希塔尔耶姆
希塔尔耶姆

我不是反社会。

谈恶

中国的有些小说太猎奇了,说他是批判现实主义吧,笔触太粗砺了,根本没有那类小说的严谨,说他师法马尔克斯吧?又没那种诗幻的想像,总之吧,这种小说挺有意思,以主义之名把小说内在肌理的缺陷全都掩盖了,是比较取巧的,虽然文风挺流畅,画面感十足,不过,看看就扔一旁了,经不起咀嚼。
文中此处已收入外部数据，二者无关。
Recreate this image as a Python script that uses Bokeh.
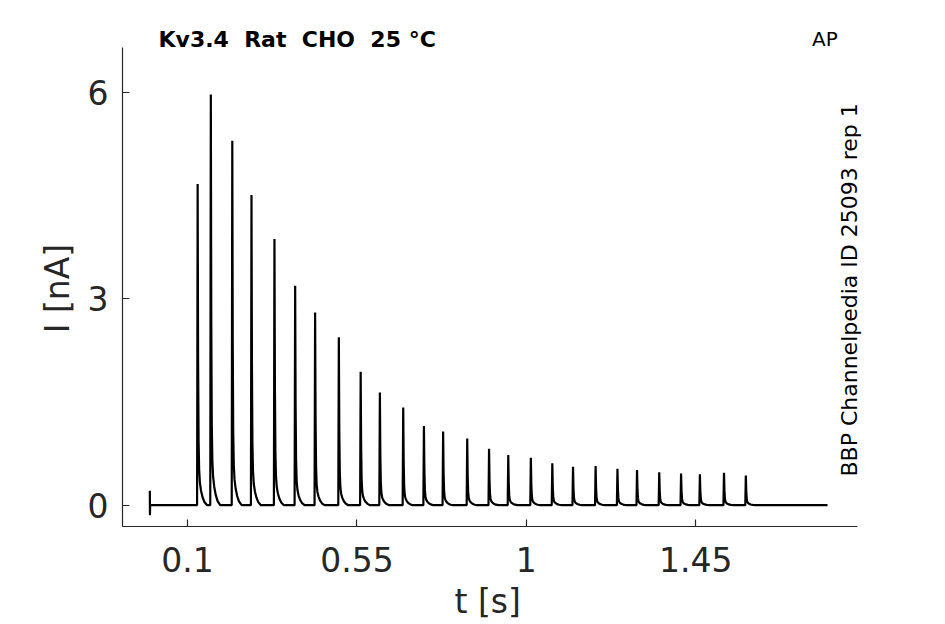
import math
from bokeh.plotting import figure
from bokeh.models import Range1d, FixedTicker, Label, ColumnDataSource
from bokeh.embed import file_html
from bokeh.resources import INLINE

# ---- data ----
spike_t = [0.127, 0.162, 0.219, 0.270, 0.331, 0.386, 0.439, 0.502, 0.560,
           0.611, 0.673, 0.728, 0.779, 0.843, 0.901, 0.952, 1.012, 1.069,
           1.124, 1.184, 1.242, 1.294, 1.353, 1.411, 1.461, 1.525, 1.583]
spike_peak = [4.67, 5.97, 5.30, 4.51, 3.87, 3.19, 2.80, 2.44, 1.94,
              1.64, 1.42, 1.15, 1.07, 0.97, 0.82, 0.73, 0.69, 0.61,
              0.56, 0.57, 0.53, 0.51, 0.48, 0.46, 0.45, 0.47, 0.43]
# shape of one current transient (time after peak in s, fraction of peak)
kernel_dt = [-0.0015, 0.0, 0.0012, 0.0025, 0.004, 0.006, 0.009, 0.013, 0.018, 0.025]
kernel_frac = [0.0, 1.0, 0.45, 0.2, 0.11, 0.07, 0.045, 0.025, 0.01, 0.0]
# capacitive artifact at protocol start, and end of recording
artifact_t = [0.0, 0.0003, 0.0008]
artifact_i = [0.21, -0.145, 0.0]
end_t = 1.8

x_ticks = [0.1, 0.55, 1.0, 1.45]
x_tick_labels = ["0.1", "0.55", "1", "1.45"]
y_ticks = [0, 3, 6]
y_tick_labels = ["0", "3", "6"]

NB = "\u00a0"
title_text = "Kv3.4" + NB * 2 + "Rat" + NB * 2 + "CHO" + NB * 2 + "25 \u00b0C"
protocol_text = "AP"
source_text = "BBP Channelpedia ID 25093 rep 1"
x_label = "t [s]"
y_label = "I [nA]"

# ---- build trace ----
t = list(artifact_t)
cur = list(artifact_i)
for ts, pk in zip(spike_t, spike_peak):
    for dt, fr in zip(kernel_dt, kernel_frac):
        t.append(ts + dt)
        cur.append(pk * fr)
t.append(end_t)
cur.append(0.0)
src = ColumnDataSource(data=dict(t=t, i=cur))

AX = "#262626"
FONT = "DejaVu Sans"

W, H = 940, 624
X0, X1 = -0.0726, 1.8796      # visible axis extent
Y0, Y1 = -0.3097, 6.654
PX_X = 376.5                  # px per s
PX_Y = 68.78                  # px per nA
frame_left, frame_bottom = 122, 526
frame_right = 863
frame_top = 8
x_hi = X0 + (frame_right - frame_left) / PX_X
y_hi = Y0 + (frame_bottom - frame_top) / PX_Y

p = figure(width=W, height=H, output_backend="svg", toolbar_location=None,
           x_range=Range1d(X0, x_hi), y_range=Range1d(Y0, y_hi),
           min_border_left=frame_left, min_border_right=W - frame_right,
           min_border_top=frame_top, min_border_bottom=H - frame_bottom)
p.outline_line_color = None
p.xgrid.visible = False
p.ygrid.visible = False
p.background_fill_color = "white"
p.border_fill_color = "white"

p.line("t", "i", source=src, line_color="black", line_width=2.2)

for ax, ticks, labels, bnds in ((p.xaxis[0], x_ticks, x_tick_labels, (X0, X1)),
                                (p.yaxis[0], y_ticks, y_tick_labels, (Y0, Y1))):
    ax.ticker = FixedTicker(ticks=ticks)
    ax.major_label_overrides = {tk: lb for tk, lb in zip(ticks, labels)}
    ax.bounds = bnds
    ax.axis_line_color = AX
    ax.axis_line_width = 1.2
    ax.major_tick_line_color = AX
    ax.major_tick_line_width = 1.2
    ax.major_tick_in = 7
    ax.major_tick_out = 0
    ax.minor_tick_line_color = None
    ax.major_label_text_font = FONT
    ax.major_label_text_font_size = "33px"
    ax.major_label_text_color = AX
    ax.axis_label_text_font = FONT
    ax.axis_label_text_font_size = "33px"
    ax.axis_label_text_font_style = "normal"
    ax.axis_label_text_color = AX
# trailing no-break spaces re-centre the labels on the drawn axis extent
p.xaxis[0].axis_label = x_label + NB
p.yaxis[0].axis_label = y_label + NB * 4
p.xaxis[0].major_label_standoff = 20
p.yaxis[0].major_label_standoff = 14
p.xaxis[0].axis_label_standoff = 7
p.yaxis[0].axis_label_standoff = 8

# header texts (inside the extended frame, above the axis extent)
p.add_layout(Label(x=0.023, y=6.768, text=title_text, text_align="left",
                   text_baseline="alphabetic", text_font=FONT,
                   text_font_size="22px", text_font_style="bold",
                   text_color="black"))
p.add_layout(Label(x=1.7587, y=6.778, text=protocol_text, text_align="left",
                   text_baseline="alphabetic", text_font=FONT,
                   text_font_size="20px", text_color="black"))
p.add_layout(Label(x=1.8588, y=0.417, text=source_text, angle=math.pi / 2,
                   text_align="left", text_baseline="alphabetic",
                   text_font=FONT, text_font_size="22px", text_color="black"))

open("out.html", "w").write(file_html(p, INLINE))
这种透过哈哈镜的视角来折映历史好像蛮有趣的,怪诞的苦难接踵而至,但作家显然没剖析出这个苦难的原因是什么,一贯避重就轻描述的无非情节化的浮表,有趣的是上一代作家那种男性化的痞子味,对阳刚雄性的膜拜表现在讴歌土匪上:无疑,这种膜拜力量的禀征是值得商榷的。
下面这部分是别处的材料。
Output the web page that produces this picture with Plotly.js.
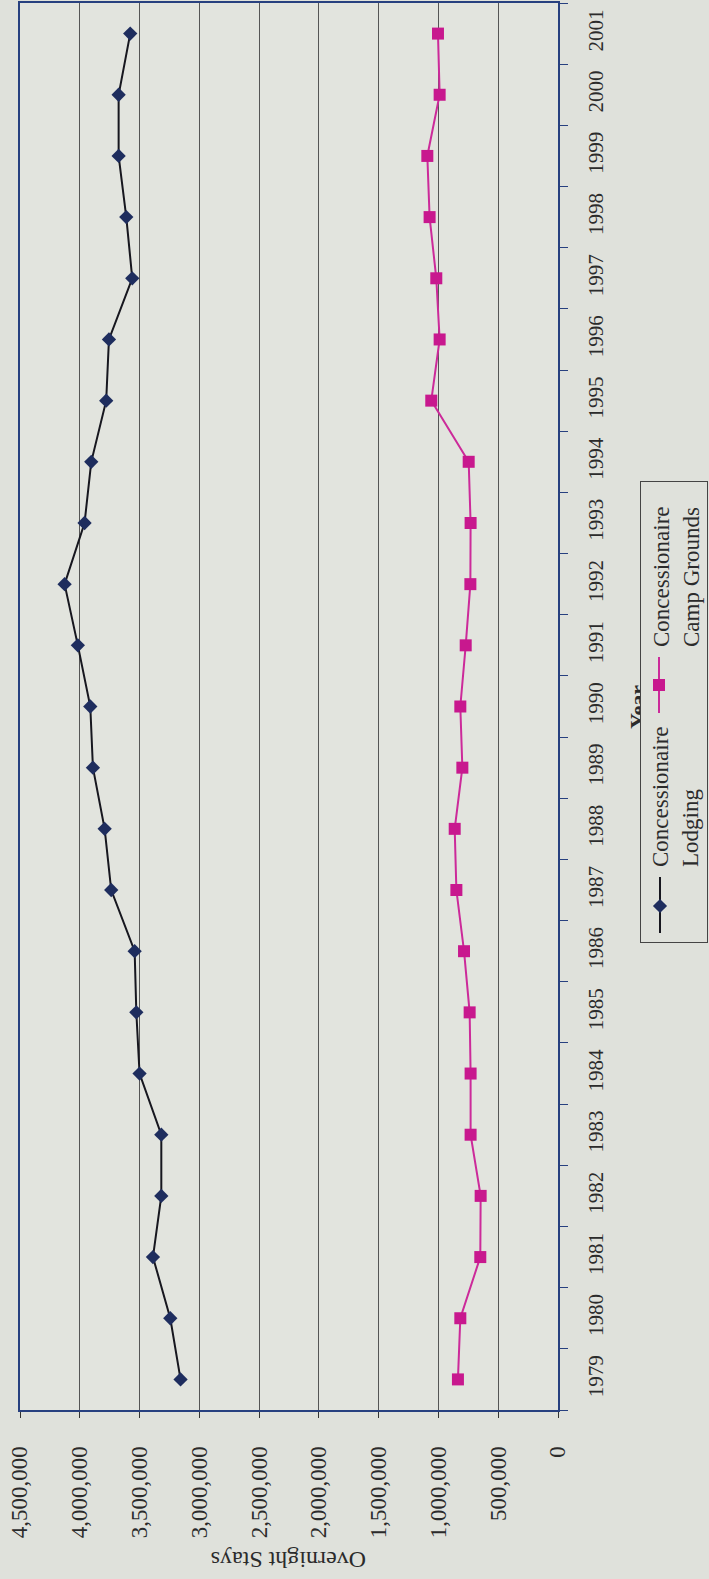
<!DOCTYPE html>
<html><head><meta charset="utf-8">
<script src="https://cdn.plot.ly/plotly-3.0.1.min.js"></script>
<style>html,body{margin:0;padding:0;background:#dfe1db;}</style>
</head><body>
<div id="chart" style="width:709px;height:1579px;"></div>
<script>
// ---- data ----
const years = ['1979','1980','1981','1982','1983','1984','1985','1986','1987','1988','1989','1990',
               '1991','1992','1993','1994','1995','1996','1997','1998','1999','2000','2001'];
const lodging = [3157000,3243000,3388000,3318000,3318000,3500000,3527000,3541000,3737000,3792000,3890000,3912000,
                 4016000,4127000,3960000,3904000,3779000,3756000,3561000,3611000,3675000,3675000,3578000];
const campGrounds = [837000,817000,650000,647000,731000,731000,739000,786000,850000,864000,800000,817000,
                     772000,733000,731000,747000,1060000,990000,1018000,1074000,1093000,990000,1004000];
const valueTicks = [0,500000,1000000,1500000,2000000,2500000,3000000,3500000,4000000,4500000];
const valueTickLabels = ['0','500,000','1,000,000','1,500,000','2,000,000','2,500,000','3,000,000','3,500,000','4,000,000','4,500,000'];
const seriesLine1 = ['Concessionaire','Lodging'];
const seriesLine2 = ['Concessionaire','Camp Grounds'];
const valueTitle = 'Overnight Stays';
const yearTitle = 'Year';

// ---- geometry ----
const W = 709, H = 1579;
const M = {l:20, r:151, t:3, b:169};
const pw = W - M.l - M.r, ph = H - M.t - M.b;
const px = v => (v - M.l) / pw;
const py = v => (H - M.b - v) / ph;
const serif = 'Liberation Serif, Times New Roman, serif';
const txt = '#2b2b2b';
const bg = '#dfe1db';
const frame = '#27407f';
const lodgeLine = '#17171f', lodgeMark = '#1e2d5e';
const campLine = '#cc2a9a', campMark = '#c8188e';

const traces = [
  {x: lodging, y: years, type:'scatter', mode:'lines+markers', name: seriesLine1.join(' '),
   line:{color:lodgeLine, width:2}, marker:{symbol:'diamond', size:11, color:lodgeMark}},
  {x: campGrounds, y: years, type:'scatter', mode:'lines+markers', name: seriesLine2.join(' '),
   line:{color:campLine, width:2}, marker:{symbol:'square', size:12, color:campMark}}
];

function box(cx, cy, w, h, color, angle, border) {
  return {xref:'paper', yref:'paper', x:px(cx), y:py(cy), xanchor:'center', yanchor:'middle',
          text:' ', showarrow:false, width:w, height:h, bgcolor:color, borderpad:0,
          borderwidth: border ? 1 : 0, bordercolor: border || 'rgba(0,0,0,0)',
          textangle: angle || 0, font:{size:1}};
}

const annotations = [
  {xref:'paper', yref:'paper', x:px(289), y:py(1560), xanchor:'center', yanchor:'middle',
   text: valueTitle, textangle:180, showarrow:false, font:{family:serif, size:24, color:txt}},
  {xref:'paper', yref:'paper', x:px(637), y:py(707), xanchor:'center', yanchor:'middle',
   text: '<b>' + yearTitle + '</b>', textangle:-90, showarrow:false, font:{family:serif, size:22, color:txt}},
  // legend frame
  box(674, 712, 66, 460, bg, 0, '#444'),
  // legend keys
  box(660, 905, 2, 56, lodgeLine),
  box(660, 906, 10, 10, lodgeMark, 45),
  box(659, 685, 2, 56, campLine),
  box(659, 685, 12, 12, campMark),
  // legend texts
  {xref:'paper', yref:'paper', x:px(676), y:py(797), xanchor:'center', yanchor:'middle',
   text: seriesLine1.join('<br>'), align:'left', textangle:-90, showarrow:false,
   font:{family:serif, size:23, color:txt}},
  {xref:'paper', yref:'paper', x:px(676), y:py(577), xanchor:'center', yanchor:'middle',
   text: seriesLine2.join('<br>'), align:'left', textangle:-90, showarrow:false,
   font:{family:serif, size:23, color:txt}}
];

const layout = {
  width: W, height: H,
  margin: {l:M.l, r:M.r, t:M.t, b:M.b, pad:0},
  paper_bgcolor: bg, plot_bgcolor: '#e2e4de',
  showlegend: false, hovermode: false,
  xaxis: {range:[4500000, 0], tickmode:'array', tickvals: valueTicks, ticktext: valueTickLabels,
          tickangle:-90, ticks:'outside', ticklen:6, tickcolor:'#333', tickwidth:1,
          showgrid:true, gridcolor:'#555', gridwidth:1, zeroline:false,
          showline:true, linecolor:frame, linewidth:2, mirror:true,
          tickfont:{family:serif, size:23, color:txt}, ticklabelstandoff:19},
  yaxis: {type:'category', range:[-0.5, 22.5], side:'right', tickson:'boundaries',
          ticks:'outside', ticklen:8, tickcolor:frame, tickwidth:1, tickangle:-90,
          showgrid:false, zeroline:false, showline:true, linecolor:frame, linewidth:2, mirror:true,
          tickfont:{family:serif, size:21, color:txt}, ticklabelstandoff:18},
  annotations: annotations
};

Plotly.newPlot('chart', traces, layout, {displayModeBar:false, staticPlot:true});
</script>
</body></html>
有位哲人对力量这一主题进行了深入探讨,人的趋恶性使人膜拜力量,而力量石化了施虐者与受虐者的灵魂:二者都趋向畸变——手段便被当成了目的,这种反客为主在以往已经显现了,当下疯狂的生产对底层的压榨无非是以前的变调,这种主奴双方力量的转换和人性的畸变是很好的悲剧主题,伦理学的善恶伦理和天平如出一辙,遵循的还是稳定的刻度,人的趋恶性使个体对力量膜拜的五体投地,但力量是盲目的,它会涝灾般将人吞噬,像那《白丝带》的缄默,幽荡的泛音在对恶和暴力的暗暗塑形中透露出一个神秘的法则:趋恶者会被更大的恶所吞噬,连残渣都不留,因为恶里面有爆破的因子,中国的古典文化是审美性的文本,理念是虚无的,而西方现代小说对伦理的执念是一以贯之,而中国当代小说的问题是两者都残缺了,要审美没审美,有缄默的沉思吗?也没有。




苦难的背后都是恶,对这种恶你反抗成功了,有时候会产生这种情况:多年的媳妇终于熬成婆了,你变得心机深沉、极为麻木,恶成了瘟疫,四散漫延,你也无比市侩,一下被感染了,能做的无非把这恶心延展下去,而对苦难逆来顺受,人又奴性十足变得极为秽目。苦难并不值得膜拜,毋宁说它是揭示某种存在的中介,中国作家显然本末倒置了,没有绵延的伸入,太过点到为止了,他历经一切,但这资源由于心智的缺陷心灵的狭隘没运用好。中国为什么那么多苦难?还是那句话:苦难的背后都是人性的缺陷,你要么身为弱者对强者的攻讦无法防备,这种苦难突降而下,鞭掼在弱者身上踡缩成痛苦的晶体,弱者只能将延展的痛苦咽进肚子,他无法发泄,无法将这口痰啐在强者的脸上,他为自身的受苦承受着双层的羞辱,既有无法自卫的耻感又有无法逃避的窘迫,伦理的平衡展现在施者的暴虐和弱者的无能为力上,天平的一端是麻木的暴力,另一端是无能为力的痛苦,痛苦作为一种平衡实现了自身,在这个父权社会这种强弱的关系其类别是广泛的,而这片土壤每个人追求的都是成为强者,但主奴的转换是微妙的,它并不是一成不变的,当弱者突然成为强者,一朝得势了,面目就变了,主奴的关系在颠倒中还是统一的,如传统中的阴阳法则,我们的作家成不了卡夫卡、福克纳、布罗茨基,因为这个功利社会艺术家做不到淡漠的超脱,关注不了永恒的问题:恶的伦理法则,一个个没大师的料却摆起大师的谱了,那些突然觉得力量像盲目的神祗一下不在自己身边的人,就只能喟叹了,由强变弱的人只能惘然的顿悟,一下变的虚无了,像《红楼梦》中的主人公一样消极厌世,我们看到那本书的后面表现的是虚无的执迷,而前面便是被造物崇拜的恋物癖,这部书的转变饶有意趣,完全是中国人特有的心灵史。我们这个族类以前有很多苦难,但我们受了很多苦却不知因何受苦,摄因机制紊乱了,糊里糊涂的看不明白,有位哲人说过这句话:伦理遵循的还是严苛的数学法则,这说法挺新奇,但事实就这样。




有一个天平是盲目的,但它是存在的——而神圣必然是目盲的,因为废黜了感官,你才能获得幽微的暗者,那真相——无悲无喜,有些慵懒的倦怠。